Analog Guard® extends security beyond the digital domain by transforming an analog-encoded data signal using one or more synchronized analog security keys. During encryption, the analog signal undergoes a series of proprietary analog-state transformations that produce a protected waveform whose structure is governed by both the information being protected and the analog security key environment. The resulting encrypted signal can be stored, transmitted, or archived while remaining dependent upon the original analog security conditions.

Recovery requires more than possession of the encrypted data. During decryption, the encrypted analog signal must be processed using the exact matching analog security key or key suite that was used during encryption. When the correct analog conditions are present, the inverse transformation reconstructs the original analog waveform, which can then be converted back into digital information.
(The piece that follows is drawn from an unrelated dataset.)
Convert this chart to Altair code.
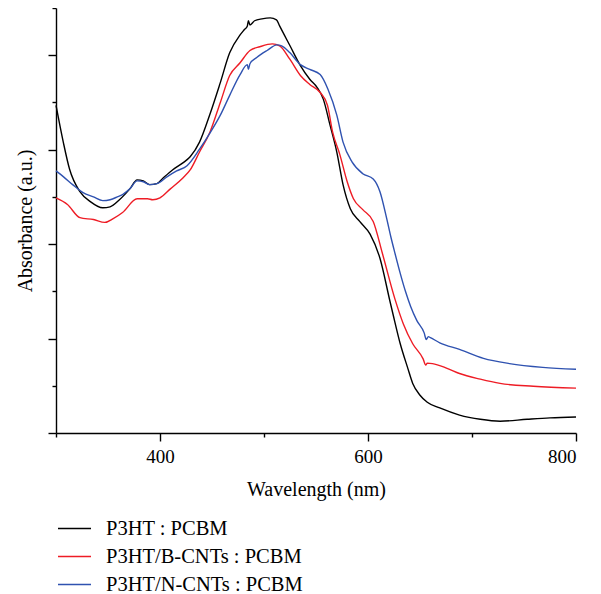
import altair as alt
import pandas as pd

# ---- data ----
samples = ["P3HT : PCBM", "P3HT/B-CNTs : PCBM", "P3HT/N-CNTs : PCBM"]
colors = ["#000000", "#ee1c25", "#2f52b0"]

wl_black = [300, 307, 313, 323, 333, 345, 352, 361, 371, 378, 384, 390, 397, 403, 412, 422, 429,
            438, 448, 458, 467, 477, 481, 484, 485, 486.5, 491, 498, 506, 512, 515, 525, 535, 544,
            551, 557, 563.5, 570, 576, 583, 592, 602, 611.5, 621, 624, 631, 638, 643, 650, 657,
            669, 688, 708, 727, 753, 775, 800]
abs_black = [0.694, 0.616, 0.559, 0.511, 0.490, 0.477, 0.479, 0.494, 0.517, 0.536, 0.534, 0.526,
             0.528, 0.540, 0.557, 0.572, 0.585, 0.616, 0.675, 0.742, 0.805, 0.843, 0.854, 0.862,
             0.873, 0.864, 0.873, 0.877, 0.879, 0.875, 0.862, 0.820, 0.778, 0.749, 0.732, 0.707,
             0.652, 0.595, 0.526, 0.475, 0.448, 0.421, 0.370, 0.280, 0.252, 0.189, 0.139, 0.105,
             0.080, 0.065, 0.053, 0.038, 0.029, 0.025, 0.029, 0.032, 0.034]

wl_red = [300, 311, 323, 336, 347, 355, 364, 378, 388, 393, 400, 410, 422, 429, 438, 448, 458,
          467, 477, 486.5, 496, 508, 515, 525, 535, 544, 554, 561, 566, 573, 580, 586, 595, 605,
          614, 626, 634, 643, 653, 655.5, 657, 662, 676, 688, 708, 727, 759, 800]
abs_red = [0.498, 0.484, 0.456, 0.452, 0.446, 0.454, 0.467, 0.496, 0.496, 0.494, 0.498, 0.517,
           0.540, 0.557, 0.595, 0.637, 0.700, 0.757, 0.784, 0.810, 0.818, 0.824, 0.820, 0.791,
           0.757, 0.738, 0.721, 0.694, 0.637, 0.589, 0.532, 0.496, 0.473, 0.448, 0.379, 0.283,
           0.231, 0.189, 0.157, 0.144, 0.148, 0.147, 0.137, 0.126, 0.114, 0.105, 0.099, 0.095]

wl_blue = [300, 307, 316, 326, 336, 345, 352, 359, 364, 371, 378, 384, 390, 397, 407, 416, 426,
           438, 448, 458, 467, 477, 484, 485, 486.5, 493, 503, 512.5, 517, 525, 535, 544, 554,
           561.5, 570, 576, 584.6, 595, 605, 611.5, 618, 622, 626, 631, 636, 641, 647, 654, 656,
           658, 660, 669, 688, 711, 736, 768, 800]
abs_blue = [0.555, 0.543, 0.526, 0.509, 0.500, 0.492, 0.494, 0.500, 0.505, 0.517, 0.534, 0.532,
            0.526, 0.528, 0.543, 0.555, 0.566, 0.601, 0.635, 0.673, 0.715, 0.759, 0.780, 0.770,
            0.782, 0.795, 0.810, 0.822, 0.820, 0.805, 0.780, 0.770, 0.759, 0.728, 0.673, 0.616,
            0.574, 0.549, 0.538, 0.511, 0.454, 0.415, 0.380, 0.338, 0.300, 0.268, 0.238, 0.212,
            0.198, 0.204, 0.202, 0.191, 0.177, 0.158, 0.147, 0.139, 0.135]

x_ticks = [300, 400, 500, 600, 700, 800]
y_ticks = [0.0, 0.1, 0.2, 0.3, 0.4, 0.5, 0.6, 0.7, 0.8, 0.9]

rows = []
for name, wl, ab in zip(samples, [wl_black, wl_red, wl_blue], [abs_black, abs_red, abs_blue]):
    for i, (w, a) in enumerate(zip(wl, ab)):
        rows.append({"sample": name, "wavelength": w, "absorbance": a, "idx": i})
df = pd.DataFrame(rows)

FONT = "Liberation Serif"

chart = alt.Chart(df).mark_line(strokeWidth=1.4, interpolate="monotone").encode(
    x=alt.X("wavelength:Q",
            scale=alt.Scale(domain=[300, 800], nice=False, zero=False),
            axis=alt.Axis(values=x_ticks, title="Wavelength (nm)",
                          labelExpr="datum.value % 200 == 0 ? datum.label : ''",
                          tickSize={"condition": {"test": "datum.value % 200 == 0", "value": 8}, "value": 4},
                          labelPadding=6, titlePadding=13)),
    y=alt.Y("absorbance:Q",
            scale=alt.Scale(domain=[0, 0.9], nice=False),
            axis=alt.Axis(values=y_ticks, labels=False, title="Absorbance (a.u.)",
                          tickSize={"condition": {"test": "round(datum.value * 10) % 2 == 0", "value": 8}, "value": 4},
                          titlePadding=12)),
    color=alt.Color("sample:N",
                    scale=alt.Scale(domain=samples, range=colors),
                    legend=alt.Legend(title=None, orient="none", legendX=1, legendY=503,
                                      symbolType="stroke", symbolSize=1089, symbolStrokeWidth=1.4,
                                      labelFont=FONT, labelFontSize=20.5, labelColor="#000000",
                                      labelLimit=0, rowPadding=-9.5, labelOffset=14, padding=0)),
    order=alt.Order("idx:Q"),
).properties(
    width=520, height=425,
    autosize=alt.AutoSizeParams(type="none"),
    padding={"left": 48, "top": 0, "right": 17, "bottom": 166},
).configure_view(stroke=None).configure_axis(
    grid=False, domainColor="#000000", domainWidth=1.4, tickColor="#000000", tickWidth=1.4,
    labelFont=FONT, labelFontSize=19, labelColor="#000000", titleFont=FONT, titleFontSize=20,
    titleFontWeight="normal", titleColor="#000000",
)

chart.save("out.html", embed_options={"renderer": "svg", "actions": False})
Without the proper analog security key environment, the original information cannot be accurately recovered.

Analog Guard® Process Flow — encryption at the transmitter and decryption at the receiver using analog security keys; multi-stage analog-state transformation, with matched analog key(s) required for recovery (no key, no recovery).

From Analog Protection to Authorized Recovery.

Thinking Ahead

Distributed Analog Reconstruction Key

The Distributed Analog Reconstruction Key (DARK) system (patent pending), establishes a new cybersecurity infrastructure model by distributing reconstruction capability across a coordinated ecosystem of independently governed domains. Rather than concentrating recoverability within a key, credential, device, or central authority, recovery depends upon relationships maintained across synchronization, validation, governance, compatibility, lineage, and analog-state infrastructure.

Authorized reconstruction occurs only when sufficient alignment exists across synchronization, validation, governance, compatibility, lineage, and analog-state domains. When these conditions align, a reconstruction window emerges; as conditions drift, that window closes. Recovery therefore exists not as a stored artifact, but as a temporary capability produced by coordinated conditions across the broader ecosystem.

Reconstruction Through Alignment — distributed domains synchronize, validate, and are governed; reaching the coherence threshold opens a recovery window for authorized reconstruction; drift and closure require realignment; security through distribution with no single key, authority, or point of recovery.

Recovery Emerges ONLY When Conditions Align.